The entire system of child and youth welfare services of the Federal Republic of Germany, for historical reasons, is characterized by a partnership and close cooperation of public authorities and providers of free welfare. (Vgl. Monopolkommission [Hrsg] 2012/2013: S. 148) The services offered by social services were dominated by public agencies and the head organizations of welfare. (Vgl. Zerrle, Karl-Heinz 2003: S. 2) This construct of a decades-long so-called closed shop made it and still makes it sometimes difficult for third parties to offer services in the child and youth welfare market. The legislative initiative concerning the social law book VIII in 1990 has led to at least a partial appreciation of private organizations that are not organized in the head organisations of welfare.
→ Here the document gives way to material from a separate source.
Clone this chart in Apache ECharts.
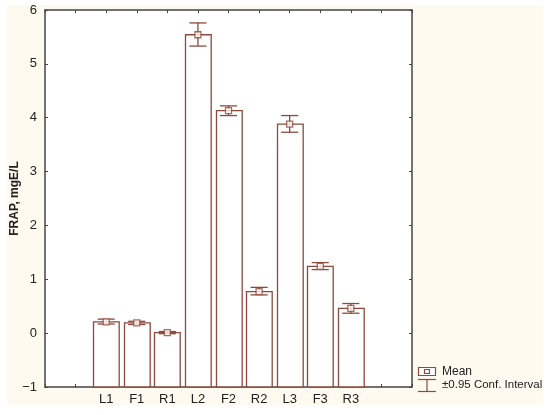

Despite these changes, however, there are still many privileges that are closely linked to the status of non-profit providers. (Vgl. Monopolkommission [Hrsg] 2012/2013: S. 148)
One such privilege would be for non-profit organizations to enjoy tax privileges over private providers, such as social entrepreneurs. These tax benefits include exemption from corporation tax, trade and property tax and sales tax. However, this subsidization by the state leads to a distortion of competition between the providers. For example, it can be assumed that where a charitable company with a paid offer comes into direct competition with a noncharitable company of a social entrepreneur, the non-profit provider has better competitive opportunities. (Vgl. Monopolkommission [Hrsg] 2012/2013: S. 149 - 150)
Another, in this case institutional, obstacle that exists on the market for child and youth welfare from the state for social entrepreneurs is the Youth Aid Committee, called “Jugendhilfeausschuss”. This is the regional, central steering committee of the youth welfare office and thus the child and youth welfare in the respective area of responsibility. He has decision-making rights in matters of youth welfare and decides on the use of funds. The youth aid committee consists of three fifths of members of the public youth welfare service and two fifths of representatives of the free youth welfare.